On Thursday, Monisha, who had completed fifth grade, stopped by Nelson's classroom to give her a gift of a large candle, and an even bigger hug.

Monisha, 11, recalled that her first-day kindergarten fears required her mother to sit in the back of the classroom - that is, until Nelson read her a story.

"As she was reading the story to me, I didn't notice that my mom went away because I was so attracted to the reading," said Monisha, in perfect English.

The changing child

Nelson began teaching in 1951 in Anniston, Ala., where her then-husband, a physician, was working. She taught third grade for a year before leaving the classroom to have two sons. In 1957 the family moved to Philadelphia.

In 1958 she became a kindergarten teacher at the old Gustavus Benson Elementary School, at 27th and Wharton streets.

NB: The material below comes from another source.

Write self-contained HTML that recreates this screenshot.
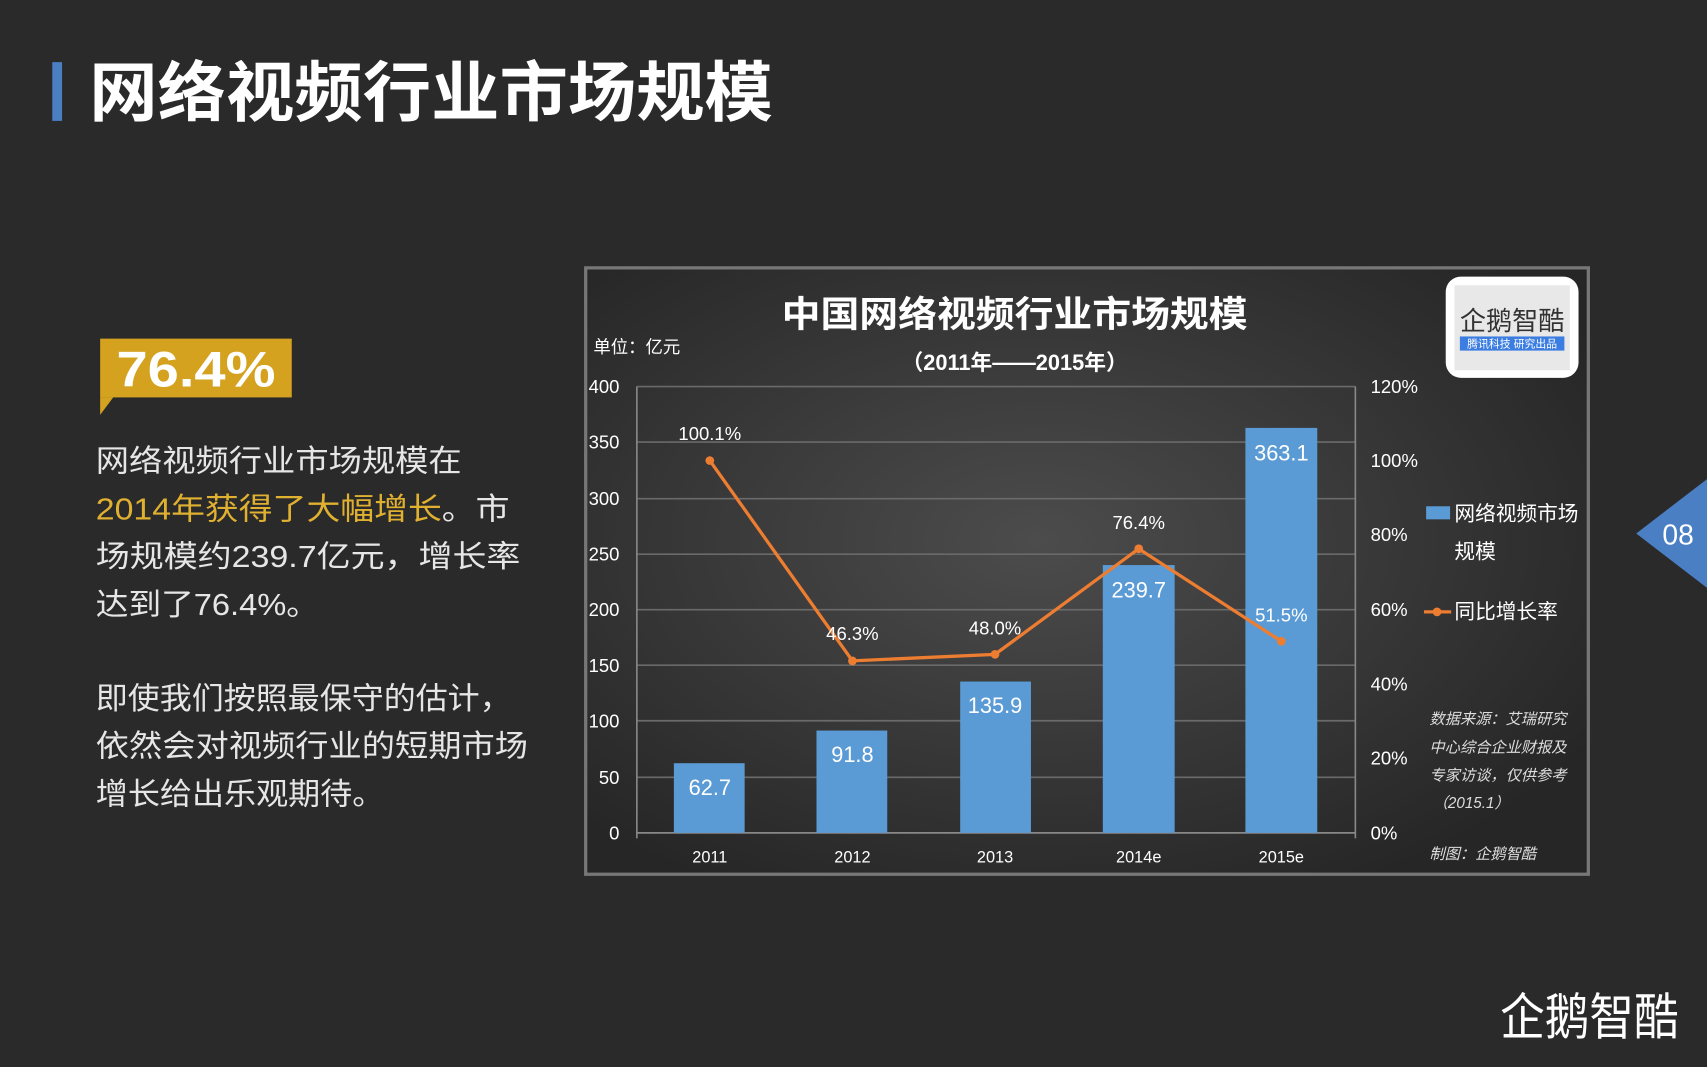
<!DOCTYPE html>
<html><head><meta charset="utf-8"><style>
html,body{margin:0;padding:0;background:#2a2a2a;}
svg{display:block;}
text{font-family:"Liberation Sans","Noto Sans CJK SC",sans-serif;}
</style></head><body>
<svg width="1707" height="1067" viewBox="0 0 1568 980" xmlns="http://www.w3.org/2000/svg">
<defs>
<radialGradient id="bg" cx="45%" cy="45%" r="65%">
<stop offset="0" stop-color="#4c4c4c"/><stop offset="1" stop-color="#262626"/>
</radialGradient>
</defs>
<rect width="1568" height="980" fill="#2a2a2a"/>
<rect x="48" y="57" width="9" height="54" fill="#4a7fc4"/>
<text x="82" y="106" font-size="60" font-weight="bold" fill="#fff" textLength="628" lengthAdjust="spacingAndGlyphs">网络视频行业市场规模</text>
<rect x="92" y="311" width="176" height="54" fill="#d4a21f"/>
<polygon points="92,365 92,381 104,365" fill="#d4a21f"/>
<text x="107" y="355" font-size="46" font-weight="bold" fill="#fff" textLength="146" lengthAdjust="spacingAndGlyphs">76.4%</text>
<g font-size="28" fill="#e6e6e6">
<text x="88" y="433" textLength="336" lengthAdjust="spacingAndGlyphs">网络视频行业市场规模在</text>
<text x="88" y="477" textLength="380" lengthAdjust="spacingAndGlyphs"><tspan fill="#e0b030">2014年获得了大幅增长</tspan>。市</text>
<text x="88" y="521" textLength="390" lengthAdjust="spacingAndGlyphs">场规模约239.7亿元，增长率</text>
<text x="88" y="565" textLength="205" lengthAdjust="spacingAndGlyphs">达到了76.4%。</text>
<text x="88" y="651" textLength="382" lengthAdjust="spacingAndGlyphs">即使我们按照最保守的估计，</text>
<text x="88" y="695" textLength="397" lengthAdjust="spacingAndGlyphs">依然会对视频行业的短期市场</text>
<text x="88" y="739" textLength="265" lengthAdjust="spacingAndGlyphs">增长给出乐观期待。</text>
</g>
<rect x="538" y="246" width="921" height="557" fill="url(#bg)" stroke="#777" stroke-width="3"/>
<text x="718" y="300" font-size="33" font-weight="bold" fill="#fff" textLength="428" lengthAdjust="spacingAndGlyphs">中国网络视频行业市场规模</text>
<text x="932" y="340" font-size="20" font-weight="bold" fill="#fff" text-anchor="middle">（2011年——2015年）</text>
<text x="545" y="324" font-size="16" fill="#fff">单位：亿元</text>
<g stroke="#6a6a6a" stroke-width="1.5">
<line x1="585" y1="355" x2="1245" y2="355"/><line x1="585" y1="406" x2="1245" y2="406"/>
<line x1="585" y1="458" x2="1245" y2="458"/><line x1="585" y1="509" x2="1245" y2="509"/>
<line x1="585" y1="560" x2="1245" y2="560"/><line x1="585" y1="611" x2="1245" y2="611"/>
<line x1="585" y1="662" x2="1245" y2="662"/><line x1="585" y1="714" x2="1245" y2="714"/>
</g>
<g stroke="#888" stroke-width="1.5">
<line x1="585" y1="765" x2="1245" y2="765"/>
<line x1="585" y1="355" x2="585" y2="770"/><line x1="1245" y1="355" x2="1245" y2="770"/>
</g>
<g font-size="17" fill="#fff" text-anchor="end">
<text x="569" y="361">400</text><text x="569" y="412">350</text><text x="569" y="464">300</text><text x="569" y="515">250</text><text x="569" y="566">200</text><text x="569" y="617">150</text><text x="569" y="668">100</text><text x="569" y="720">50</text><text x="569" y="771">0</text>
</g>
<g font-size="17" fill="#fff">
<text x="1259" y="361">120%</text><text x="1259" y="429">100%</text><text x="1259" y="497">80%</text><text x="1259" y="566">60%</text><text x="1259" y="634">40%</text><text x="1259" y="702">20%</text><text x="1259" y="771">0%</text>
</g>
<g fill="#5b9bd5">
<rect x="619" y="701" width="65" height="64"/>
<rect x="750" y="671" width="65" height="94"/>
<rect x="882" y="626" width="65" height="139"/>
<rect x="1013" y="519" width="66" height="246"/>
<rect x="1144" y="393" width="66" height="372"/>
</g>
<g font-size="20" fill="#fff" text-anchor="middle">
<text x="652" y="730">62.7</text><text x="783" y="700">91.8</text><text x="914" y="655">135.9</text><text x="1046" y="549">239.7</text><text x="1177" y="423">363.1</text>
</g>
<polyline points="652,423 783,607 914,601 1046,504 1177,589" fill="none" stroke="#ed7d31" stroke-width="3"/>
<g fill="#ed7d31">
<circle cx="652" cy="423" r="4"/><circle cx="783" cy="607" r="4"/><circle cx="914" cy="601" r="4"/><circle cx="1046" cy="504" r="4"/><circle cx="1177" cy="589" r="4"/>
</g>
<g font-size="17" fill="#fff" text-anchor="middle">
<text x="652" y="404">100.1%</text><text x="783" y="588">46.3%</text><text x="914" y="583">48.0%</text><text x="1046" y="486">76.4%</text><text x="1177" y="571">51.5%</text>
</g>
<g font-size="15" fill="#fff" text-anchor="middle">
<text x="652" y="792">2011</text><text x="783" y="792">2012</text><text x="914" y="792">2013</text><text x="1046" y="792">2014e</text><text x="1177" y="792">2015e</text>
</g>
<rect x="1310" y="465" width="22" height="12" fill="#5b9bd5"/>
<g font-size="19" fill="#fff">
<text x="1336" y="478">网络视频市场</text><text x="1336" y="513">规模</text><text x="1336" y="568">同比增长率</text>
</g>
<line x1="1308" y1="562" x2="1333" y2="562" stroke="#ed7d31" stroke-width="3"/>
<circle cx="1320" cy="562" r="4" fill="#ed7d31"/>
<g font-size="14" fill="#ddd" font-style="italic">
<text x="1313" y="665">数据来源：艾瑞研究</text><text x="1313" y="691">中心综合企业财报及</text><text x="1313" y="717">专家访谈，仅供参考</text><text x="1316" y="742">（2015.1）</text><text x="1313" y="789">制图：企鹅智酷</text>
</g>
<rect x="1328" y="254" width="122" height="93" rx="14" fill="#fff"/>
<rect x="1336" y="262" width="106" height="78" fill="#e8e8e8"/>
<text x="1389" y="303" font-size="24" fill="#333" text-anchor="middle">企鹅智酷</text>
<rect x="1341" y="309" width="96" height="13" fill="#3b7de0"/>
<text x="1389" y="319" font-size="10" fill="#fff" text-anchor="middle">腾讯科技 研究出品</text>
<polygon points="1568,440 1503,490 1568,540" fill="#4a7fc4"/>
<text x="1527" y="500" font-size="26" fill="#fff">08</text>
<text x="1378" y="950" font-size="46" fill="#fff" textLength="164" lengthAdjust="spacingAndGlyphs">企鹅智酷</text>
</svg>
</body></html>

In 1968 she moved to Comegys Elementary, in West Philadelphia, where she stayed until 2002.

Benson served an all-black pupil population, most of which came from solid, two-parent households, she said.

"In the '50s, when I started, I had 30 children in the morning and 30 in the afternoon - and not one disciplinary problem," she said. "I could take 60 kids on a field trip without parents or any additional adults and not have one incident."

Of 24 pupils in her final class at Drew, in University City, she said, 10 live in homeless shelters.

Nelson said that she regrets the school district's shift from teaching kindergarten children primarily social skills to a "rigorous" math-and-literacy curriculum.

"Our students learn to be proficient academically, but deficient in social skills," she said. "So it's incumbent upon me to go beyond the core curriculum."

In retirement she hopes to write about parenting, and possibly consult on parenting issues for the school district and for other organizations.

"I see a need to nurture parents," said Nelson, whose two sons became physicians. Two of her grandchildren also become physicians; two others studied at M.I.T. and at Stanford University.

A life of achievement

Family is important to Nelson. Born in St. Louis, she was adopted as an infant by a Pullman railroad porter and his wife, who co-owned a hotel that served the city's black community.

Her father died when she was 4, and the financial strain caused her mother to lose the hotel and to seek work as a domestic.

In the segregated public schools of St. Louis, Nelson excelled - driven, she said, by a desire to honor her parents.

In 1951 she earned a teaching degree from the city's historically black Stowe Teachers College, where she was homecoming queen in 1947.

Over the years she earned an associate's degree from Philadelphia College of Art, a master's from Temple University, and a doctorate from Nova Southeastern University in Fort Lauderdale, Fla.

"My gift to my parents was to show gratitude," she said. "The way I could do that was to be the best person that I could be morally, academically and by keeping a kind spirit."